GOAL OF THE EXERCISE - Leave out every picture, then output exactly the lines between the ones holding "Write a Python" and "from matplotlib.ticker import NullLocator", inclusive, and nothing beyond them.

RECORDS PROVIDED -
··········
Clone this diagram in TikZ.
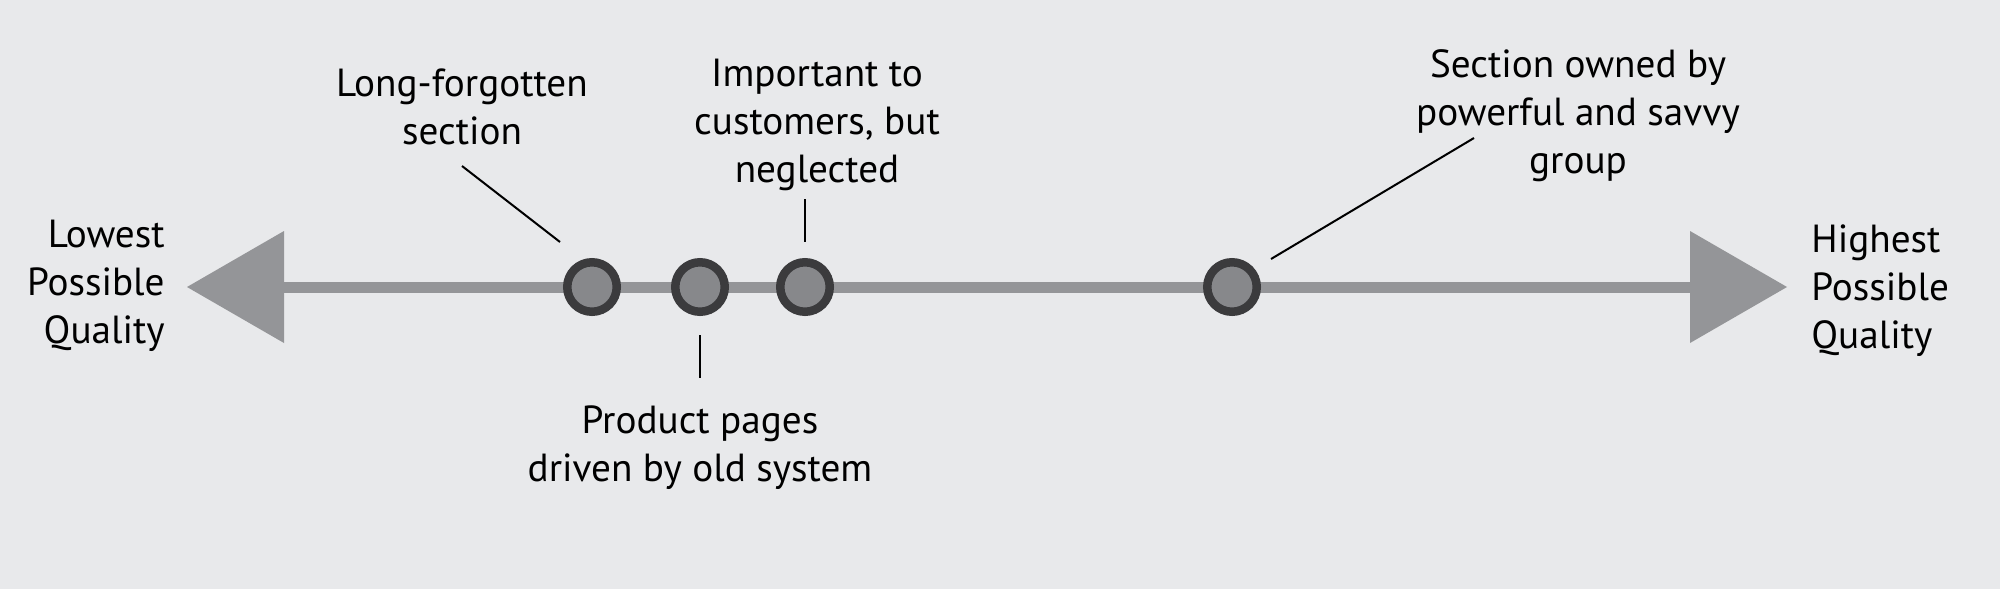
··········
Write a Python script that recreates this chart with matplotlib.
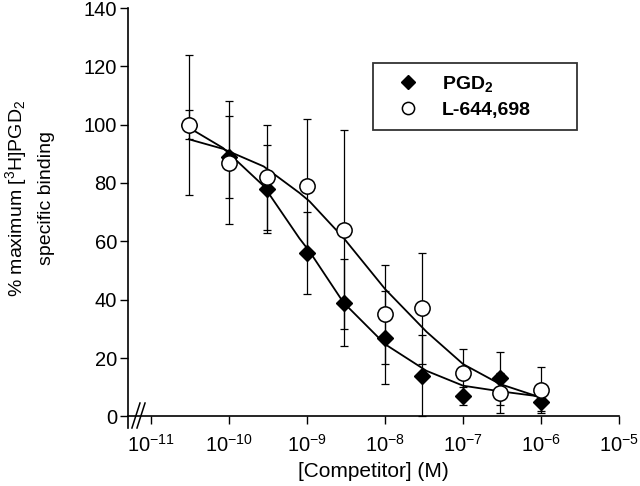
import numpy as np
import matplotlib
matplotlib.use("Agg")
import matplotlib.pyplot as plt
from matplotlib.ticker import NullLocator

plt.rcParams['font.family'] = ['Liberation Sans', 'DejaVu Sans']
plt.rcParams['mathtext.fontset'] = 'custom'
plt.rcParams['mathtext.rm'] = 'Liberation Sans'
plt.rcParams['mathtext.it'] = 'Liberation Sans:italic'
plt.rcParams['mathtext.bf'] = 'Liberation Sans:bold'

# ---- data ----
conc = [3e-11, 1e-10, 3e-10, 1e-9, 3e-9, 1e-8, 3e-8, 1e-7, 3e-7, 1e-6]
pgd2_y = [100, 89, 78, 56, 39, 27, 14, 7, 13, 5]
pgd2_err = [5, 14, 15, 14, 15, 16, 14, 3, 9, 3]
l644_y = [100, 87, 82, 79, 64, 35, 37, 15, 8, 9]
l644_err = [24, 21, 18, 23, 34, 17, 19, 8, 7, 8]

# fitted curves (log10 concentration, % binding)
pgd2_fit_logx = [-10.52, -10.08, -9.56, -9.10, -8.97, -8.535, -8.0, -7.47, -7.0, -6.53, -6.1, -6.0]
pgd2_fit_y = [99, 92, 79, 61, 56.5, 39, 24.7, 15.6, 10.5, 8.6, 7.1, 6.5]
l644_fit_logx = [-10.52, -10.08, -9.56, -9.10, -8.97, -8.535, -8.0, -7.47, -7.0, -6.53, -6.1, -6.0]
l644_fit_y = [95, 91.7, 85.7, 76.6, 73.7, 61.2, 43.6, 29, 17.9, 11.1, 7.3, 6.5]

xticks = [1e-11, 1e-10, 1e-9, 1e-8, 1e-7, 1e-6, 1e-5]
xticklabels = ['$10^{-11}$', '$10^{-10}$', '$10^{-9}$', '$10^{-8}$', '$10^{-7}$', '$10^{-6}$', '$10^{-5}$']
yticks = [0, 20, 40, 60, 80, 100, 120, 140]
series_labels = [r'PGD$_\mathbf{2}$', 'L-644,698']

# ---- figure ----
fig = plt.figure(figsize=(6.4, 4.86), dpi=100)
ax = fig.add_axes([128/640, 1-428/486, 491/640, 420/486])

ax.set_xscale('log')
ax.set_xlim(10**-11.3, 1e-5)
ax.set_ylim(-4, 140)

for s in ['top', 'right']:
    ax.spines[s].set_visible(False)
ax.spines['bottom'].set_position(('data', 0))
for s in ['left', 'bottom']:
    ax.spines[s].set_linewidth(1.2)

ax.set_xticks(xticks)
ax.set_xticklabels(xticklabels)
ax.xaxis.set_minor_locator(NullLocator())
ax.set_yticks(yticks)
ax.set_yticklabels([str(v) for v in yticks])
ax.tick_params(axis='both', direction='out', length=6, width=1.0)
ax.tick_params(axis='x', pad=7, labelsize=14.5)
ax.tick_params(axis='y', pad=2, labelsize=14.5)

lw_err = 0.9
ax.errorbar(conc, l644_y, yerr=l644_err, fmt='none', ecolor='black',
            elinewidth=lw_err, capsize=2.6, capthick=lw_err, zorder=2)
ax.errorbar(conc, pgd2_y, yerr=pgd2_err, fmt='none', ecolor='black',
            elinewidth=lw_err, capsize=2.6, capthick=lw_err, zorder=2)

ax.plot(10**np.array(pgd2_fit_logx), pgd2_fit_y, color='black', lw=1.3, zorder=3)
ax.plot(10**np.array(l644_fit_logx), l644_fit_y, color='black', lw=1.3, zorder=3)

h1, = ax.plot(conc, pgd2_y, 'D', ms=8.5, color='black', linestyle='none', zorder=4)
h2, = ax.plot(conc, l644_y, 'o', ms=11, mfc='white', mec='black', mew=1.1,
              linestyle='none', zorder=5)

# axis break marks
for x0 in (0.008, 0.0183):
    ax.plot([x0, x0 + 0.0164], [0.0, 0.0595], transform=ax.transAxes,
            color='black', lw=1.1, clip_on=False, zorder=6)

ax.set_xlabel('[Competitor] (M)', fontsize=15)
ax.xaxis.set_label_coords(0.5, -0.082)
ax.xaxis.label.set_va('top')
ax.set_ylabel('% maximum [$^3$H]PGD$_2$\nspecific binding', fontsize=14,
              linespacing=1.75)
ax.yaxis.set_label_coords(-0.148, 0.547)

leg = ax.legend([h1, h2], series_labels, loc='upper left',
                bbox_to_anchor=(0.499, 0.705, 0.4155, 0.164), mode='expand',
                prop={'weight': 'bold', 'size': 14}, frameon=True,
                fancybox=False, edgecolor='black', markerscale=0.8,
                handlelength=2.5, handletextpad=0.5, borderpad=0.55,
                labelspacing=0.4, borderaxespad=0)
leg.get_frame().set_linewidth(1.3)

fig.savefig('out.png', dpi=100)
··········
ANSWER TO THE PROBLEM -
Write a Python script that recreates this chart with matplotlib.
import numpy as np
import matplotlib
matplotlib.use("Agg")
import matplotlib.pyplot as plt
from matplotlib.ticker import NullLocator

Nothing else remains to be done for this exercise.